Values 0x0001–0xFFFE are available for registered application/community namespaces. See the Registered data_type values table below.

Limits:

Maximum payload length is MAX_CHANNEL_DATA_LENGTH = MAX_FRAME_SIZE - 9 = 163 bytes.
Larger payloads are rejected with PACKET_ERROR (ERR_CODE_ILLEGAL_ARG).

Response: PACKET_OK (0x00) on success, or PACKET_ERROR (0x01) with one of:

ERR_CODE_NOT_FOUND (2) — unknown channel_idx
ERR_CODE_ILLEGAL_ARG (6) — invalid path_len, reserved data_type (0x0000), or payload larger than MAX_CHANNEL_DATA_LENGTH
ERR_CODE_TABLE_FULL (3) — outbound send queue is full; retry later

Inbound datagrams are delivered to the host via RESP_CODE_CHANNEL_DATA_RECV (0x1B); see Receive Channel Data Datagram.

Registered `data_type` Values

data_type is an application identifier, not a payload-format identifier. Each registered value identifies an application that owns its own internal payload schemas. The firmware does not inspect payload contents — data_type is transported opaquely.

Value	Constant	Purpose
0x0000	`DATA_TYPE_RESERVED`	Reserved; invalid on send
0x0001 – 0x00FF	—	Reserved for internal use
0x0100 – 0xFEFF	—	Registered application namespaces (see number_allocations.md)
0xFF00 – 0xFFFE	—	Testing/development; no registration required
0xFFFF	`DATA_TYPE_DEV`	Developer/experimental namespace

To register a new application, submit a PR adding a row to the table in docs/number_allocations.md. Internal sub-formats within an allocated application ID are owned by that application and are not tracked in MeshCore firmware or this document.

---

Receive Channel Data Datagram

Inbound group datagrams (radio-level PAYLOAD_TYPE_GRP_DATA, 0x06) are forwarded to the host as RESP_CODE_CHANNEL_DATA_RECV notifications.

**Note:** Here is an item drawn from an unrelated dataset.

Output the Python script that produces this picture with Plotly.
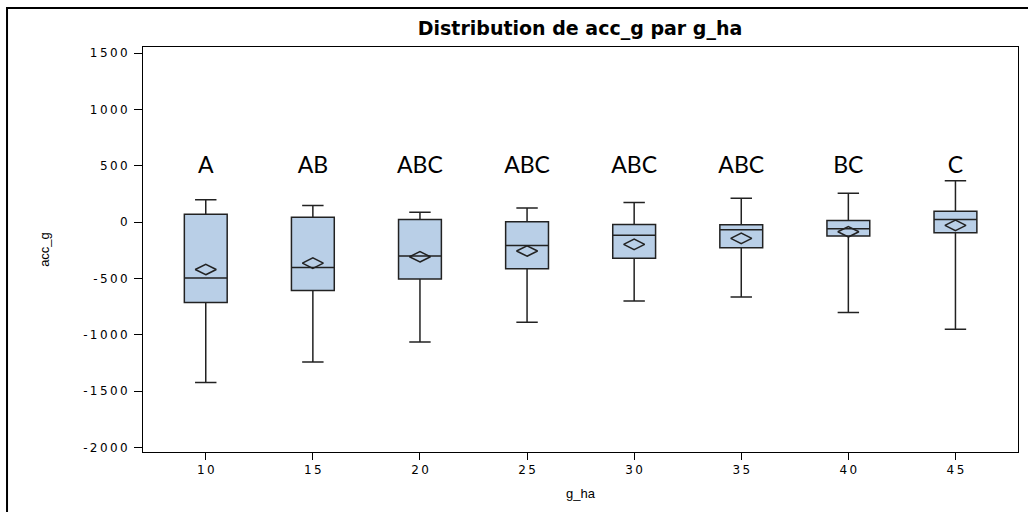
import plotly.graph_objects as go

g_ha = [10, 15, 20, 25, 30, 35, 40, 45]
lower_whisker = [-1422, -1241, -1064, -888, -700, -664, -802, -950]
q1 = [-712, -606, -505, -414, -320, -226, -123, -94]
median = [-496, -403, -300, -206, -115, -67, -59, 24]
q3 = [70, 44, 24, 3, -20, -23, 15, 97]
upper_whisker = [200, 147, 88, 126, 174, 212, 256, 368]
means = [-420, -364, -307, -256, -197, -144, -85, -29]
letters = ["A", "AB", "ABC", "ABC", "ABC", "ABC", "BC", "C"]
letter_y = 485
y_ticks = [-2000, -1500, -1000, -500, 0, 500, 1000, 1500]

SP = "\u2009"


def spaced(v):
    return SP.join(str(v))


fig = go.Figure()
fig.add_trace(go.Box(
    x=g_ha, q1=q1, median=median, q3=q3,
    lowerfence=lower_whisker, upperfence=upper_whisker,
    width=2, whiskerwidth=0.5,
    fillcolor="#b9cfe7", line=dict(color="#222222", width=1.5),
    boxpoints=False, showlegend=False, hoverinfo="skip",
))
fig.add_trace(go.Scatter(
    x=g_ha, y=means, mode="markers",
    marker=dict(symbol="diamond-wide-open", size=15, color="#222222",
                line=dict(width=1.5, color="#222222")),
    showlegend=False, hoverinfo="skip",
))
fig.add_trace(go.Scatter(
    x=g_ha, y=[letter_y] * len(g_ha), mode="text", text=letters,
    textfont=dict(family="Lato", size=23, color="black"),
    showlegend=False, hoverinfo="skip",
))

fig.add_shape(type="rect", xref="paper", yref="paper",
              x0=-0.1554, x1=1.02, y0=-0.2, y1=1.0963,
              line=dict(color="black", width=2), layer="above")

fig.update_layout(
    width=1028, height=512,
    margin=dict(l=143, r=10, t=47, b=60),
    paper_bgcolor="white", plot_bgcolor="white",
    title=dict(text="<b>Distribution de acc_g par g_ha</b>",
               x=(580 / 1028), xanchor="center", y=1 - 28 / 512, yanchor="middle",
               font=dict(family="DejaVu Sans", size=19, color="black")),
    font=dict(family="DejaVu Sans", size=12, color="black"),
)
fig.update_xaxes(
    range=[7.07, 47.92], tickvals=g_ha, ticktext=[spaced(v) for v in g_ha],
    ticks="outside", ticklen=7, tickcolor="black",
    showline=True, linecolor="black", linewidth=1, mirror=True,
    showgrid=False, zeroline=False, automargin=False,
    title=dict(text="g_ha", font=dict(family="Liberation Sans", size=13), standoff=12),
    tickfont=dict(size=12),
)
fig.update_yaxes(
    range=[-2040, 1555], tickvals=y_ticks, ticktext=[spaced(v) for v in y_ticks],
    ticks="outside", ticklen=8, tickcolor="black", ticklabelstandoff=4,
    showline=True, linecolor="black", linewidth=1, mirror=True,
    showgrid=False, zeroline=False, automargin=False,
    title=dict(text="acc_g", font=dict(family="Liberation Sans", size=13), standoff=30),
    tickfont=dict(size=12),
)

fig.write_html("out.html", config={"displayModeBar": False},
               post_script="document.body.style.margin='0px';")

Frame Format (RESP_CODE_CHANNEL_DATA_RECV, 0x1B):

CLI

Byte 0:                 0x1B (packet type)
Byte 1:                 SNR (signed int8, scaled ×4 — divide by 4.0 to recover dB)
Bytes 2-3:              Reserved (clients MUST ignore)
Byte 4:                 Channel Index (0-7)
Byte 5:                 Path Length (actual path length when flooded, otherwise 0xFF for direct)
Bytes 6-7:              Data Type (uint16 little-endian)
Byte 8:                 Data Length
Bytes 9 .. 8+data_len:  Payload

Path bytes are not forwarded: Only path_len is reported in the receive frame — the path itself is not copied to the host. There are no path bytes between byte 5 and the data_type field at bytes 6–7, regardless of path_len. Path Length semantics differ between send and receive:

Direction	`path_len = 0xFF`	`path_len ≠ 0xFF`
Send	Flood the network	Direct route; the encoded path follows (low 6 bits = hash count, top 2 bits + 1 = hash size; on-wire byte count = `hash_count × hash_size`)
Receive	Packet arrived via direct route	Packet was flooded; this is the encoded `pkt->path_len` field as observed (no path bytes follow)

In other words, the meaning of 0xFF is inverted between the two directions, and on receive the field carries metadata only — never a routable path. path_len is an encoded byte (see Packet::isValidPathLen / Packet::writePath in src/Packet.cpp), not a raw byte count.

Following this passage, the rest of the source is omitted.